__DIRECTIONS FOR THIS TASK__
Without the pictures, return exactly the lines from the one with "What matplotlib code" through the one with "from matplotlib.ticker import MultipleLocator". Both end lines belong in the copy.

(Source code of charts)

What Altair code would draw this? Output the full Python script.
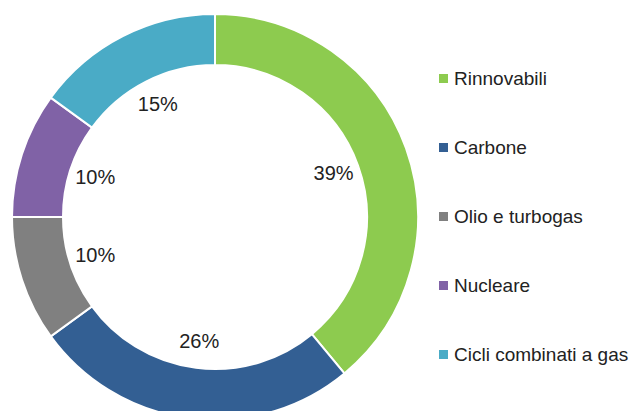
import altair as alt
import pandas as pd

categories = ["Rinnovabili", "Carbone", "Olio e turbogas", "Nucleare", "Cicli combinati a gas"]
shares = [39, 26, 10, 10, 15]
labels = ["39%", "26%", "10%", "10%", "15%"]
colors = ["#8DCB4F", "#335F93", "#808080", "#8062A6", "#4AABC6"]

df = pd.DataFrame({
    "cat": categories,
    "share": shares,
    "label": labels,
    "ord": list(range(len(categories))),
})

CX, CY = 207, 209

base = alt.Chart(df).encode(
    theta=alt.Theta("share:Q", stack=True),
    order=alt.Order("ord:Q"),
)

arc = base.mark_arc(outerRadius=203, innerRadius=152, stroke="white", strokeWidth=2).encode(
    color=alt.Color(
        "cat:N",
        scale=alt.Scale(domain=categories, range=colors),
        sort=categories,
        legend=alt.Legend(
            title=None,
            orient="none",
            legendX=426,
            legendY=61,
            symbolType="square",
            symbolSize=81,
            symbolStrokeWidth=0,
            labelFontSize=19,
            labelFont="Liberation Sans",
            labelColor="#222222",
            labelOffset=1,
            rowPadding=49,
            padding=0,
            labelLimit=300,
        ),
    ),
    x=alt.value(CX),
    y=alt.value(CY),
)

text = base.mark_text(radius=126, fontSize=20, font="Liberation Sans", color="#222222").encode(
    text="label:N",
    x=alt.value(CX),
    y=alt.value(CY),
)

chart = alt.layer(arc, text).properties(
    width=624,
    height=403,
    autosize=alt.AutoSizeParams(type="none"),
    padding=0,
).configure_view(strokeWidth=0)

chart.save("out.html", embed_options={"renderer": "svg", "actions": False})
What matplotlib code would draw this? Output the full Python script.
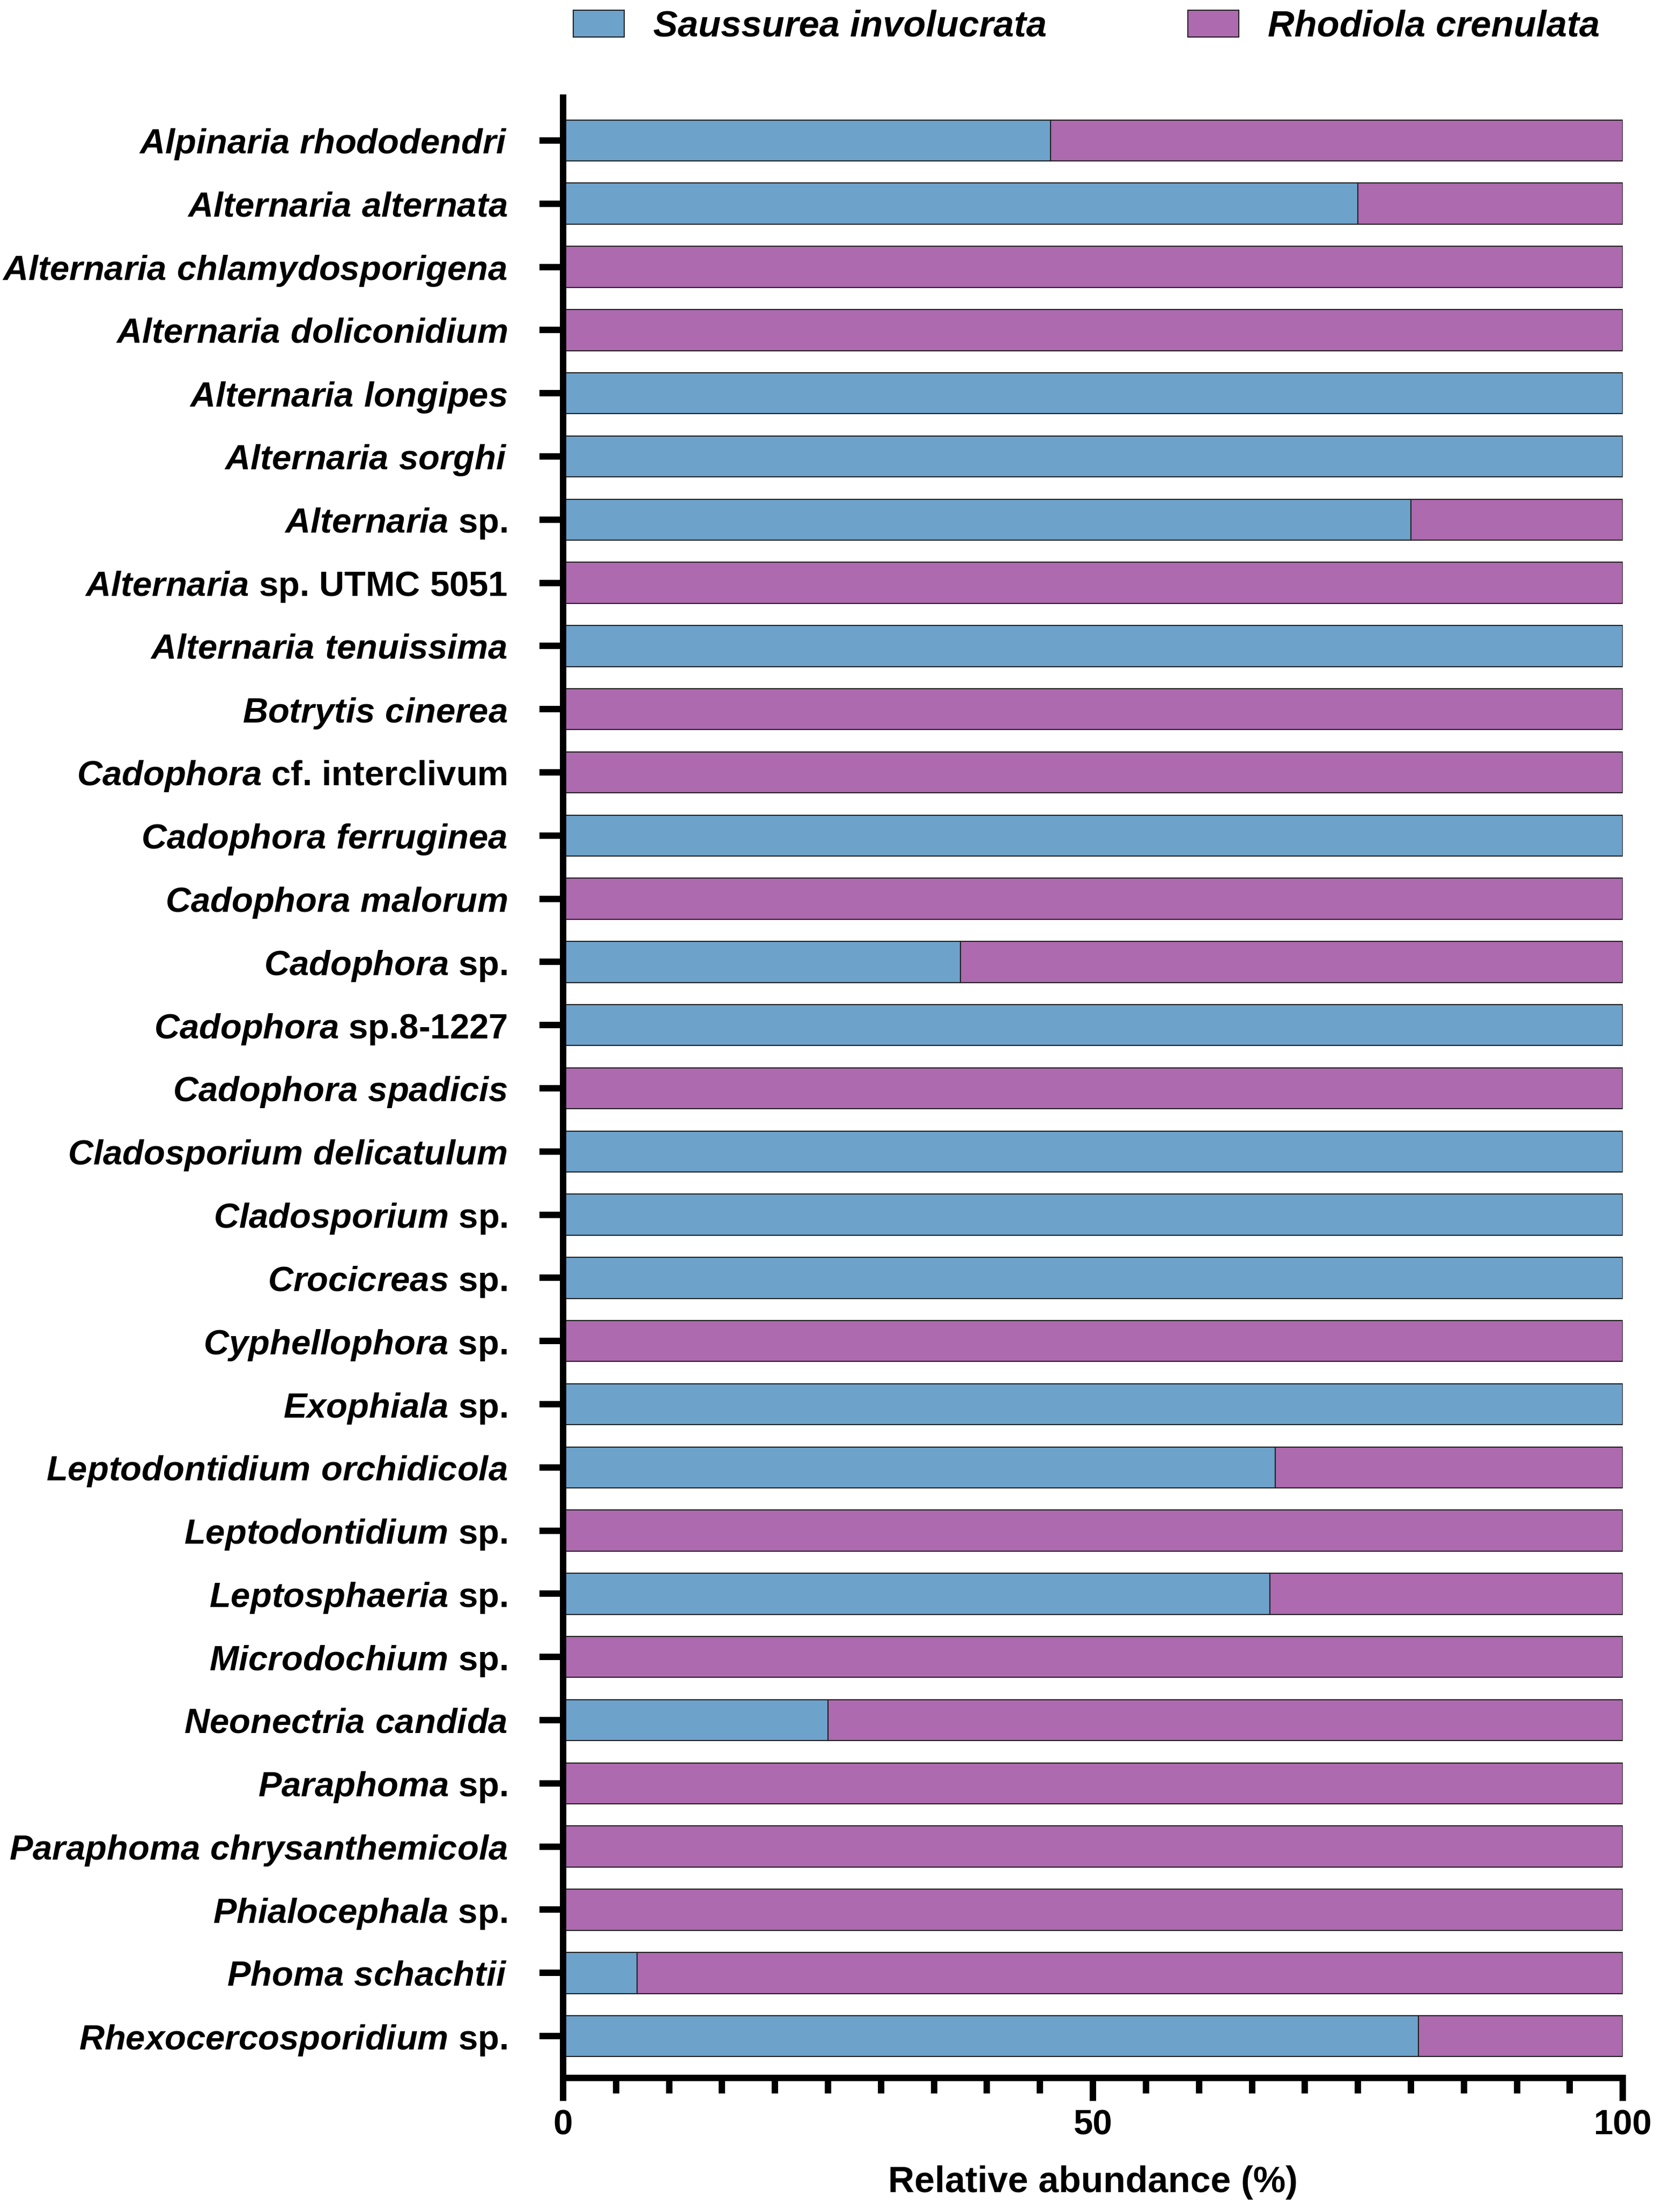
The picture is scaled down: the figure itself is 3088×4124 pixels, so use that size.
import matplotlib
matplotlib.use('Agg')
import matplotlib.pyplot as plt
from matplotlib.ticker import MultipleLocator

plt.rcParams['font.family'] = 'Liberation Sans'
plt.rcParams['font.weight'] = 'bold'
plt.rcParams['mathtext.fontset'] = 'custom'
plt.rcParams['mathtext.it'] = 'Liberation Sans:italic:bold'
plt.rcParams['mathtext.rm'] = 'Liberation Sans:bold'
plt.rcParams['mathtext.bf'] = 'Liberation Sans:bold'

# italic part of the name, upright part
genus_species = ['Alpinaria rhododendri', 'Alternaria alternata', 'Alternaria chlamydosporigena',
                 'Alternaria doliconidium', 'Alternaria longipes', 'Alternaria sorghi',
                 'Alternaria', 'Alternaria', 'Alternaria tenuissima', 'Botrytis cinerea',
                 'Cadophora', 'Cadophora ferruginea', 'Cadophora malorum', 'Cadophora',
                 'Cadophora', 'Cadophora spadicis', 'Cladosporium delicatulum', 'Cladosporium',
                 'Crocicreas', 'Cyphellophora', 'Exophiala', 'Leptodontidium orchidicola',
                 'Leptodontidium', 'Leptosphaeria', 'Microdochium', 'Neonectria candida',
                 'Paraphoma', 'Paraphoma chrysanthemicola', 'Phialocephala', 'Phoma schachtii',
                 'Rhexocercosporidium']
suffix = ['', '', '', '', '', '', 'sp.', 'sp. UTMC 5051', '', '', 'cf. interclivum', '', '',
          'sp.', 'sp.8-1227', '', '', 'sp.', 'sp.', 'sp.', 'sp.', '', 'sp.', 'sp.', 'sp.', '',
          'sp.', '', 'sp.', '', 'sp.']

saussurea = [46, 75, 0, 0, 100, 100, 80, 0, 100, 0,
             0, 100, 0, 37.5, 100, 0, 100, 100, 100, 0,
             100, 67.2, 0, 66.7, 0, 25, 0, 0, 0, 7, 80.7]
rhodiola = [54, 25, 100, 100, 0, 0, 20, 100, 0, 100,
            100, 0, 100, 62.5, 0, 100, 0, 0, 0, 100,
            0, 32.8, 100, 33.3, 100, 75, 100, 100, 100, 93, 19.3]

labels = []
for it, rest in zip(genus_species, suffix):
    lab = r'$\mathit{' + it.replace(' ', r'\ ') + '}$'
    if rest:
        lab += ' ' + rest
    labels.append(lab)

blue = '#6DA2CB'
purple = '#AD6AAF'

fig = plt.figure(figsize=(30.88, 41.24), dpi=100)
ax = fig.add_axes([0.3400, 0.06062, 0.6400, 0.89525])

y = list(range(len(labels)))
ax.barh(y, saussurea, height=0.65, color=blue, edgecolor='#222222', linewidth=1.5,
        label='Saussurea involucrata')
ax.barh(y, rhodiola, left=saussurea, height=0.65, color=purple, edgecolor='#222222',
        linewidth=1.5, label='Rhodiola crenulata')

ax.set_xlim(0, 100)
ax.set_ylim(30.662, -0.679)
ax.set_yticks(y)
ax.set_yticklabels(labels)
ax.set_xticks([0, 50, 100])
ax.xaxis.set_minor_locator(MultipleLocator(5))

for s in ['top', 'right']:
    ax.spines[s].set_visible(False)
for s in ['left', 'bottom']:
    ax.spines[s].set_linewidth(8.6)

ax.tick_params(axis='y', length=31.7, width=8.6, pad=43, labelsize=47)
ax.tick_params(axis='x', which='major', length=31, width=8.6, pad=11, labelsize=47)
ax.tick_params(axis='x', which='minor', length=21, width=8.6)
ax.set_xlabel('Relative abundance (%)', fontsize=49, fontweight='bold', labelpad=32)

fs = 49.5 * 100 / 72
fig.legend(loc='center left', bbox_to_anchor=(1069 / 3088, 1 - 50 / 4124), ncol=2,
           frameon=False, borderpad=0, borderaxespad=0,
           prop={'style': 'italic', 'weight': 'bold', 'size': 49.5},
           handlelength=95 / fs, handleheight=51 / fs, handletextpad=54 / fs,
           columnspacing=263 / fs)

fig.savefig('out.png', dpi=100)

__OUTPUT OF THE TASK__
What matplotlib code would draw this? Output the full Python script.
The picture is scaled down: the figure itself is 3088×4124 pixels, so use that size.
import matplotlib
matplotlib.use('Agg')
import matplotlib.pyplot as plt
from matplotlib.ticker import MultipleLocator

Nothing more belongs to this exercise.